Asked if 70% and 80% vaccination rates should be achieved in regional areas before reopening, Coulton said: “I always believe that regional areas should have exactly the same standards as the metropolitan areas.”

His fellow Nationals MP, Darren Chester, said that “high vaccination rates are essential throughout Australia and it’s even more important in regional areas which have higher rates of vulnerable people, and less intensive care facilities if people fall ill”.

“High rates of vaccination will be our ticket to more freedom, and we can expect metropolitan people to travel to our regions, which reinforces the need for everyone to get the jab when it’s their turn.”

Labor’s shadow health minister, Mark Butler, accused the prime minister of “leaving regional Australians behind in the vaccine rollout”.

“To guarantee the national plan is implemented safely, Scott Morrison needs to ensure no group is left behind. There is no evidence [he] is committed to this,” Butler said.

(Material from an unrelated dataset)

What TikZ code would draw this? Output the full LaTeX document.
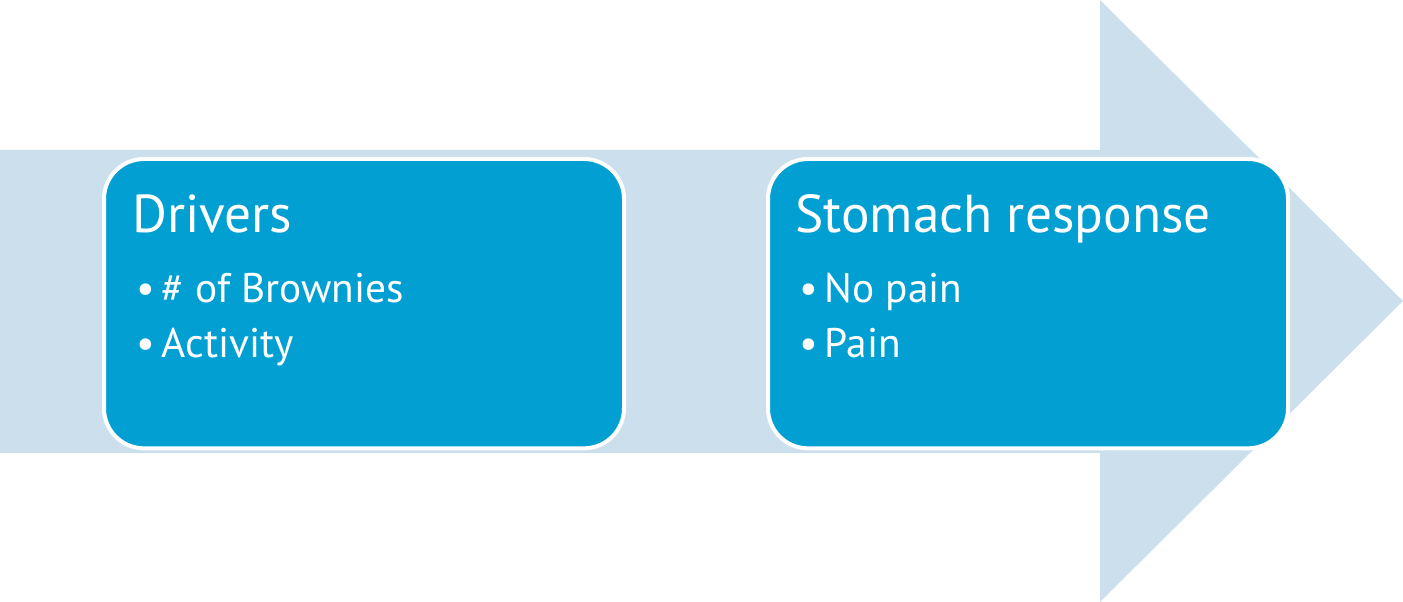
\documentclass[tikz,border=0pt]{standalone}
\usepackage{fontspec}
\setmainfont{PT Sans}
\definecolor{arrowblue}{RGB}{204,223,237}
\definecolor{boxblue}{RGB}{2,160,210}
\begin{document}
\begin{tikzpicture}[x=0.75pt,y=-0.75pt,
  bigarrow/.style={fill=arrowblue,draw=none},
  card/.style={draw=white,line width=3pt,fill=boxblue,rounded corners=30pt,
    minimum width=390pt,minimum height=217pt,inner sep=0pt,anchor=north west},
  heading/.style={text=white,font=\fontsize{40}{48}\selectfont,anchor=base west,inner sep=0pt},
  item/.style={text=white,font=\fontsize{31}{38}\selectfont,anchor=base west,inner sep=0pt}]
\useasboundingbox (0,0) rectangle (1403,602);
\fill[bigarrow] (0,150) -- (1100,150) -- (1100,0) -- (1403,301) -- (1100,602) -- (1100,453) -- (0,453) -- cycle;
\node[card] (left) at (102,157) {};
\node[card] (right) at (766,157) {};
\node[heading] (lh) at (132,233) {Drivers};
\node[item] (l1) at (136,303) {\textbullet\,\# of Brownies};
\node[item] (l2) at (136,357) {\textbullet\,Activity};
\node[heading] (rh) at (795,233) {Stomach response};
\node[item] (r1) at (799,303) {\textbullet\,No pain};
\node[item] (r2) at (799,357) {\textbullet\,Pain};
\end{tikzpicture}
\end{document}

“Scott Morrison must tell regional Australians if they will have separate 70 and 80% vaccination targets.”

Morrison has acknowledged that public health measures might need to be in place for longer in areas with low vaccination rates, but has declined to set separate targets for vulnerable populations such as Indigenous Australians.

On Thursday he told reporters in Canberra that “measures will remain available to protect particularly vulnerable populations with stronger restrictions that may be necessary to protect those particular populations in those cases”.

“So highly targeted actions and things of that nature – that is contemplated in the national plan.”

National cabinet has asked for further analysis from the Doherty Institute about what public health measures will be required.

Nationals MP and former deputy prime minister, Michael McCormack, said Australia should move forward together with the national plan.

“Certainly, where local government areas have not had a case of Covid-19 for many months, if at all, I would expect they would not be penalised for not meeting a national vaccination target they have not been able to meet through no fault of their own,” he said.

“It is not the government’s intention to leave these communities behind in any way.”